There are a lot of important and exciting discussions currently taking place around issues concerning the ownership of ideas. The thoughts and the accompanying practices surrounding the subject have been formed through a diverse range of alliances, interests and motivations. The arguments are becoming increasingly polarised into distinct methods and approaches that already challenge and govern, not only our lives and working practices, but also, our ability to communicate.
It is vital that we as practitioners, within the creative sphere, equip ourselves with the knowledge necessary to understand and actively participate in the debate. To the community in general, whose concerns and discussions may lie within the realm of aesthetic production, these arguments may appear dull, irrelevant, and even trivial. However, if we continue to remain passive and do not seek even a basic insight, we will allow not only ourselves, but also our knowledge and skills to remain as tools for manipulation and control.
If we continue to remain passive and do not seek even a basic insight, we will allow not only ourselves, but also our knowledge and skills to remain as tools for manipulation and control
A lot has been written about the history of letterforms and their proposed origins. These investigations tend to focus on the technical aspects and the periodical development of typography. There is however very little analysis surrounding the political purpose, ideology or implications of graphic symbols.
Within the present context, the vast majority of alphabetical symbols are intended to operate as devices in aiding the readers understanding. They are a set of tools used to express the authors voice, inflection and tonality, facilitate ideas and give them a means of expression. Despite some interesting and original thinking, there have been very few recent additions to the general lexicon. However, there are some relatively contemporary typographical designs that have blended in so well, we are now unaware of them or their reason for existing.

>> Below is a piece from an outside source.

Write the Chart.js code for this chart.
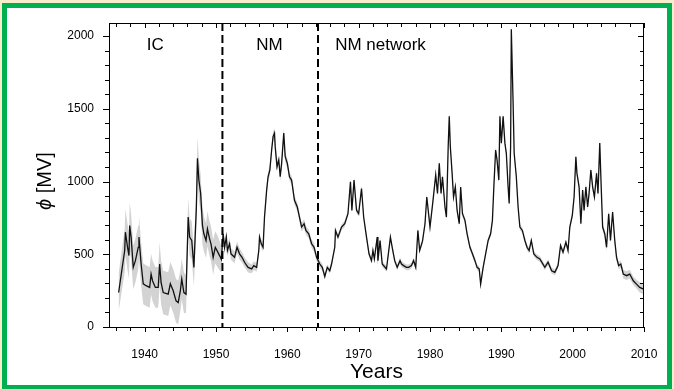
<!DOCTYPE html>
<html>
<head>
<meta charset="utf-8">
<script src="https://cdn.jsdelivr.net/npm/chart.js@4.4.1/dist/chart.umd.min.js"></script>
<style>
  html, body { margin: 0; padding: 0; overflow: hidden; background: #f7edcc; }
  #frame {
    position: absolute; left: 2px; top: 3px; width: 660px; height: 377px;
    border: 5px solid #00b050; background: #fff;
  }
  #c { position: absolute; left: 0; top: 0; }
</style>
</head>
<body>
<div id="frame"></div>
<canvas id="c" width="674" height="389"></canvas>
<script>
// modulation potential phi [MV]
const years = [
  1936.35, 1937.2, 1937.3, 1937.6, 1937.8, 1937.9, 1938.1, 1938.4, 1938.7, 1939.1, 1939.2, 1939.5, 1939.8,
  1940.2, 1940.7, 1940.9, 1941.1, 1941.5, 1941.9, 1942.1, 1942.3, 1942.6, 1943.3, 1943.6, 1944.0, 1944.4, 1944.7, 1945.0, 1945.2, 1945.5, 1945.8,
  1946.1, 1946.3, 1946.6, 1946.9, 1947.25, 1947.4, 1947.6, 1947.85, 1948.1, 1948.3, 1948.6, 1948.8, 1949.1, 1949.3, 1949.6, 1949.9, 1950.2, 1950.5, 1950.75,
  1951.0, 1951.2, 1951.45, 1951.6, 1951.9, 1952.1, 1952.6, 1952.95, 1953.3, 1953.65, 1954.0, 1954.5, 1955.0, 1955.3, 1955.7, 1956.0, 1956.1, 1956.35, 1956.6,
  1956.8, 1957.1, 1957.3, 1957.55, 1957.8, 1958.0, 1958.2, 1958.3, 1958.55, 1958.8, 1959.0, 1959.2, 1959.5, 1959.7, 1960.0,
  1960.3, 1960.6, 1961.0, 1961.4, 1961.7, 1962.0, 1962.35, 1962.6, 1963.0, 1963.4, 1963.75, 1964.1, 1964.55, 1964.9, 1965.25, 1965.6, 1965.95,
  1966.2, 1966.65, 1966.75, 1967.1, 1967.6, 1968.05, 1968.5, 1968.85, 1969.05, 1969.35, 1969.7, 1970.0, 1970.4, 1970.7, 1971.1, 1971.45, 1971.8,
  1972.0, 1972.2, 1972.6, 1972.7, 1973.0, 1973.3, 1973.9, 1974.45, 1974.7, 1975.05, 1975.4, 1975.8, 1976.0, 1976.3, 1976.7, 1977.0, 1977.4, 1977.7, 1978.0,
  1978.3, 1978.55, 1978.95, 1979.3, 1979.55, 1980.0, 1980.4, 1980.8, 1981.05, 1981.3, 1981.55, 1981.75, 1982.1, 1982.3, 1982.55, 1982.7, 1982.85, 1983.1, 1983.3, 1983.55, 1983.8,
  1984.1, 1984.3, 1984.55, 1984.9, 1985.2, 1985.6, 1985.95, 1986.3, 1986.6, 1986.9, 1987.1, 1987.45, 1987.8, 1988.15, 1988.5, 1988.75, 1988.95, 1989.2, 1989.4, 1989.65,
  1989.8, 1990.0, 1990.25, 1990.5, 1990.7, 1990.95, 1991.1, 1991.3, 1991.4, 1991.65, 1991.8, 1992.1, 1992.35, 1992.6, 1992.95, 1993.3, 1993.6, 1993.9, 1994.2, 1994.55,
  1995.0, 1995.4, 1996.1, 1996.55, 1997.05, 1997.5, 1997.95, 1998.3, 1998.65, 1999.05, 1999.35, 1999.6, 1999.95, 2000.2, 2000.45, 2000.6, 2000.9,
  2001.15, 2001.4, 2001.6, 2001.85, 2002.1, 2002.3, 2002.55, 2002.8, 2003.05, 2003.35, 2003.55, 2003.8, 2004.0, 2004.2, 2004.5, 2004.75, 2005.05, 2005.3, 2005.6, 2005.9,
  2006.15, 2006.45, 2006.75, 2007.1, 2007.55, 2008.0, 2008.5, 2008.95, 2009.4, 2009.95
];
const phi = [
  237, 526, 652, 548, 491, 698, 618, 410, 456, 548, 618, 435, 297,
  284, 272, 364, 318, 272, 272, 433, 306, 237, 226, 297, 249, 180, 168, 249, 330, 237, 226,
  756, 618, 595, 410, 825, 1160, 1010, 918, 698, 641, 595, 675, 606, 572, 479, 548, 520, 491, 465,
  641, 548, 618, 526, 572, 503, 479, 548, 503, 479, 445, 410, 399, 422, 410, 526, 618, 572, 548,
  756, 941, 1033, 1079, 1217, 1309, 1333, 1240, 1102, 1148, 1033, 1125, 1333, 1171, 1125,
  1033, 1010, 871, 825, 756, 687, 710, 664, 641, 572, 548, 479, 433, 410, 347, 410, 387,
  433, 548, 664, 618, 687, 710, 779, 998, 802, 1010, 802, 779, 952, 756, 618, 503, 456,
  526, 468, 618, 456, 595, 433, 399, 618, 548, 456, 410, 456, 433, 422, 410, 410, 422, 456, 410,
  664, 526, 590, 710, 894, 687, 860, 1045, 918, 1125, 918, 1033, 825, 756, 1240, 1448, 1240, 1056, 894, 963, 802,
  710, 963, 779, 733, 641, 548, 503, 456, 410, 399, 295, 410, 503, 595, 641, 733, 963, 1217, 1148, 1010,
  1448, 1264, 1448, 1264, 1194, 963, 849, 1240, 2047, 1540, 1194, 1033, 825, 687, 664, 595, 548, 526, 595, 503,
  479, 468, 410, 445, 387, 376, 422, 560, 514, 583, 526, 687, 768, 894, 1171, 1056, 963,
  710, 941, 802, 963, 825, 918, 1079, 963, 894, 1056, 918, 1264, 963, 687, 641, 548, 779, 595, 791, 595,
  479, 422, 433, 364, 353, 364, 318, 295, 272, 261
];
// half width of the grey uncertainty band [MV]
const sigma = [
  130, 150, 160, 160, 160, 160, 160, 150, 150, 150, 150, 150, 140,
  140, 140, 140, 140, 140, 140, 150, 150, 150, 150, 150, 150, 150, 150, 140, 140, 140, 130,
  130, 130, 130, 130, 140, 150, 140, 130, 130, 120, 120, 120, 120, 120, 120, 110, 110, 100, 90,
  60, 50, 45, 40, 40, 40, 40, 40, 40, 35, 35, 35, 30, 30, 30, 30, 30, 30, 30,
  35, 35, 35, 35, 35, 35, 35, 35, 35, 35, 35, 35, 35, 35, 35,
  30, 30, 30, 30, 30, 30, 30, 30, 30, 30, 30, 25, 25, 25, 20, 20, 20,
  20, 20, 20, 20, 20, 20, 20, 20, 20, 20, 20, 20, 20, 20, 20, 20, 20,
  20, 20, 20, 20, 20, 20, 20, 20, 20, 20, 20, 20, 20, 20, 20, 20, 20, 20, 20,
  20, 20, 20, 20, 20, 20, 20, 20, 20, 20, 20, 20, 20, 20, 20, 20, 20, 20, 20, 20, 20,
  20, 20, 20, 20, 20, 20, 20, 20, 20, 20, 20, 20, 20, 20, 20, 20, 20, 20, 20, 20,
  20, 20, 20, 20, 20, 20, 20, 20, 30, 25, 20, 20, 20, 20, 20, 20, 20, 20, 20, 20,
  20, 20, 20, 20, 20, 20, 20, 20, 20, 20, 20, 20, 20, 20, 20, 20, 20,
  25, 25, 25, 25, 25, 25, 25, 25, 25, 25, 25, 25, 25, 25, 25, 25, 25, 25, 25, 25,
  25, 25, 25, 30, 30, 30, 30, 30, 35, 35
];

const xTicks = [1940, 1950, 1960, 1970, 1980, 1990, 2000, 2010];
const yTicks = [0, 500, 1000, 1500, 2000];
const eraBounds = [1950.9, 1964.3];
const eraNames = ['IC', 'NM', 'NM network'];

const FONT = "'Liberation Sans', Arial, Helvetica, sans-serif";

const frameBits = {
  id: 'frameBits',
  afterDraw(chart) {
    const ctx = chart.ctx;
    const a = chart.chartArea;
    const xs = chart.scales.x, ys = chart.scales.y;
    ctx.save();
    ctx.strokeStyle = '#000';
    ctx.lineWidth = 1;
    ctx.strokeRect(a.left + 0.5, a.top + 0.5, a.right - a.left - 1, a.bottom - a.top);

    // minor/major ticks on all four sides
    ctx.beginPath();
    for (let yr = 1936; yr <= 2010; yr += 2) {
      const px = Math.round(xs.getPixelForValue(yr)) + 0.5;
      const len = yr % 10 === 0 ? 5 : 4;
      ctx.moveTo(px, a.bottom); ctx.lineTo(px, a.bottom + len);
      ctx.moveTo(px, a.top); ctx.lineTo(px, a.top + len);
    }
    for (let v = 0; v <= 2000; v += 100) {
      const py = Math.round(ys.getPixelForValue(v)) + 0.5;
      const len = v % 500 === 0 ? 6 : 4;
      ctx.moveTo(a.left, py); ctx.lineTo(a.left - len, py);
      ctx.moveTo(a.right, py); ctx.lineTo(a.right - len, py);
    }
    ctx.stroke();

    // dashed separators between the data sources
    ctx.setLineDash([8, 4]);
    ctx.lineWidth = 2;
    ctx.beginPath();
    eraBounds.forEach(b => {
      const px = xs.getPixelForValue(b);
      ctx.moveTo(px, a.top); ctx.lineTo(px, a.bottom);
    });
    ctx.stroke();
    ctx.setLineDash([]);

    ctx.fillStyle = '#000';
    ctx.font = '17px ' + FONT;
    ctx.textBaseline = 'middle';
    const ty = ys.getPixelForValue(1935);
    ctx.textAlign = 'center';
    ctx.fillText(eraNames[0], xs.getPixelForValue(1941.5), ty);
    ctx.fillText(eraNames[1], xs.getPixelForValue(1957.5), ty);
    ctx.textAlign = 'left';
    ctx.fillText(eraNames[2], xs.getPixelForValue(1966.7), ty);

    // y axis title with italic phi
    ctx.translate(45, 181);
    ctx.rotate(-Math.PI / 2);
    const f1 = 'italic 20px ' + FONT, f2 = '20px ' + FONT;
    ctx.font = f1; const w1 = ctx.measureText('\u03D5').width;
    ctx.font = f2; const w2 = ctx.measureText(' [MV]').width;
    ctx.textAlign = 'left';
    ctx.font = f1; ctx.fillText('\u03D5', -(w1 + w2) / 2, 0);
    ctx.font = f2; ctx.fillText(' [MV]', -(w1 + w2) / 2 + w1, 0);
    ctx.restore();
  }
};

new Chart(document.getElementById('c'), {
  type: 'line',
  data: {
    datasets: [
      {
        data: years.map((x, i) => ({ x: x, y: phi[i] })),
        borderColor: '#111', borderWidth: 1.3, pointRadius: 0, tension: 0, fill: false
      },
      {
        data: years.map((x, i) => ({ x: x, y: phi[i] + sigma[i] })),
        borderWidth: 0, borderColor: 'rgba(0,0,0,0)', backgroundColor: '#d3d3d3',
        pointRadius: 0, tension: 0, fill: '+1'
      },
      {
        data: years.map((x, i) => ({ x: x, y: phi[i] - sigma[i] })),
        borderWidth: 0, borderColor: 'rgba(0,0,0,0)', pointRadius: 0, tension: 0, fill: false
      }
    ]
  },
  options: {
    responsive: false,
    animation: false,
    layout: { padding: { top: 23, right: 30, left: 0, bottom: 0 } },
    plugins: { legend: { display: false }, tooltip: { enabled: false } },
    scales: {
      x: {
        type: 'linear', min: 1935, max: 2010,
        afterBuildTicks: s => { s.ticks = xTicks.map(v => ({ value: v })); },
        afterFit: s => { s.height = 62; },
        grid: { display: false },
        border: { display: false },
        ticks: { color: '#000', font: { family: FONT, size: 12 }, padding: 12, maxRotation: 0, autoSkip: false,
                 callback: v => String(v) },
        title: { display: true, text: 'Years', color: '#000', font: { family: FONT, size: 21 }, padding: { top: 4 } }
      },
      y: {
        min: 0, max: 2090,
        afterBuildTicks: s => { s.ticks = yTicks.map(v => ({ value: v })); },
        afterFit: s => { s.width = 109; },
        grid: { display: false },
        border: { display: false },
        ticks: { color: '#000', font: { family: FONT, size: 12 }, padding: 7, callback: v => String(v) }
      }
    }
  },
  plugins: [frameBits]
});
</script>
</body>
</html>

One such design is the copyright symbol—represented by the letter ‘C’ in a circle “©”. With an unimposing and simple design, its place in society can easily be taken for granted. No longer is the primary function of this modern glyph concerned with expanding thought, language, grammar or contextualisation. Indeed, the only meaning this character can convey is that the particular piece of work it is associated with is owned.

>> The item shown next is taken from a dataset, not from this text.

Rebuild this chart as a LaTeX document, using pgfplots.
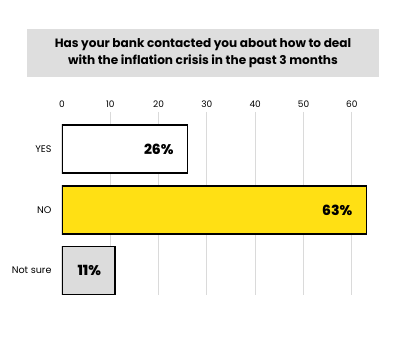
\documentclass[border=0pt]{standalone}
\usepackage{pgfplots}
\pgfplotsset{compat=1.18}
\usepackage{fontspec}
\setmainfont{Poppins}
\newfontfamily\heavyfont{Poppins ExtraBold}
\definecolor{barYellow}{HTML}{FFE014}
\definecolor{barGray}{HTML}{DCDCDC}
\definecolor{titleGray}{HTML}{DEDEDE}
\definecolor{gridGray}{HTML}{DADADA}
\begin{document}
\begin{tikzpicture}[x=1pt,y=1pt]
\path (0,0) rectangle (413,352);
\fill[titleGray] (27,275) rectangle (379,323);
\node[align=center,font=\fontsize{12.1}{17}\selectfont\bfseries] at (203,299)
  {Has your bank contacted you about how to deal\\with the inflation crisis in the past 3 months};
\begin{axis}[
  at={(62pt,57pt)}, anchor=south west,
  scale only axis, width=314pt, height=183pt,
  xmin=0, xmax=65, ymin=-0.61, ymax=2.4, y dir=reverse,
  xbar, bar width=48pt, bar shift=0pt,
  axis line style={draw=none},
  major tick length=0pt,
  xtick={10,20,30,40,50,60},
  extra x ticks={0}, extra x tick style={grid=none},
  xmajorgrids, major grid style={gridGray, line width=1pt},
  xticklabel pos=upper,
  xticklabel style={font=\fontsize{9}{10}\selectfont, yshift=1pt},
  /pgf/number format/assume math mode=true,
  ytick={0,1,2}, yticklabels={YES,NO,Not sure},
  yticklabel style={font=\fontsize{9.6}{11}\selectfont, xshift=-7pt},
  nodes near coords={\pgfmathprintnumber{\pgfplotspointmeta}\%},
  nodes near coords style={anchor=east, xshift=-10pt, font=\fontsize{14}{16}\selectfont\heavyfont, text=black},
  every axis plot/.append style={draw=black, line width=1.5pt},
]
\addplot[fill=white] coordinates {(26,0)};
\addplot[fill=barYellow] coordinates {(63,1)};
\addplot[fill=barGray] coordinates {(11,2)};
\end{axis}
\end{tikzpicture}
\end{document}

Along with other proprietary logos, such as ® and ™, it has been granted a place within the Unicode character set which helps reinforce and maintain a presupposed standard. In a similar but expanded way, Deleuze/Guattari (1988: 76) stress the disciplinary character of language: “Language is made not to be believed but to be obeyed, and to compel obedience”.
What is interesting is, in order for this system to work, the symbol itself, has to be free from these very constraints.
There is no copyright on the copyright symbol. Indeed rather perversely the © device has to be a non-copyrighted design otherwise nobody would be able to use it
There is no copyright on the copyright symbol. Indeed rather perversely the © device has to be a non-copyrighted design otherwise nobody would be able to use it.
The primary concern of copyright laws lies in restricting the right to make copies of a particular work. However, ideas are not objects that can be wholly owned—they can be infinitely copied and re-used due to their immaterial form. That is the essential thought behind the concept of copyleft (all rights reversed). The icon itself is a clever appropriation of the © symbol. By reversing the design, we have to stop and think what the original represents, and what this new form communicates.
Wikipedia explain that “A copyleft license uses copyright law in order to ensure that every person who possesses a work, can also use, modify, and redistribute both the work, and derivative versions of the work. In that sense copyleft is a simple but powerful method for exploiting the established structure of Intellectual Property Rights. By subverting the restrictions of copyright, it imposes on the dissemination and development of humankind's knowledge.”—The idea is, in itself, very simple, but its implications are quite dramatic.
Late capitalism is predicated on the creation of scarcity in informational commodities, by the implementation of monopoly, granting intellectual property law, which governs their use. It is highly vulnerable to the critique offered by what seems like a simple solution—information can be infinitely copied and re-used due to its immaterial form. Therefore constricting the flow, copying and creation of informational artefacts is highly difficult and politically challenging for the multinational media corporations.
It is important to understand that releasing work copylefted is not giving things away. Rather, it is licensing informational products, in such a way that their use within commodity capitalism, will result in a transformation of the nature of the derivational goods. In other words, copyleft licensing encourages a chain of goods to become equally open. This has radical potentials that could produce far-reaching consequences.
Copyleft licensing encourages a chain of goods to become equally open. This has radical potentials that could produce far-reaching consequences
In the present system, there is no single method or approach, which can be initiated to eliminate poverty, slavery or human suffering. This however, should not be used as a reason or excuse to do nothing. If we are the imaginative and creative industry we are so keen to promote ourselves as, we must engage that potential and utilise our collective knowledge and skills, to produce work that has real effect. Explicitly seizing the opportunity to use copyleft licensing is more than just saying you are political. Unlike individualistic and banal statements of intent, this could provide a lever to radicalise and transform our, taken for granted, notions of property.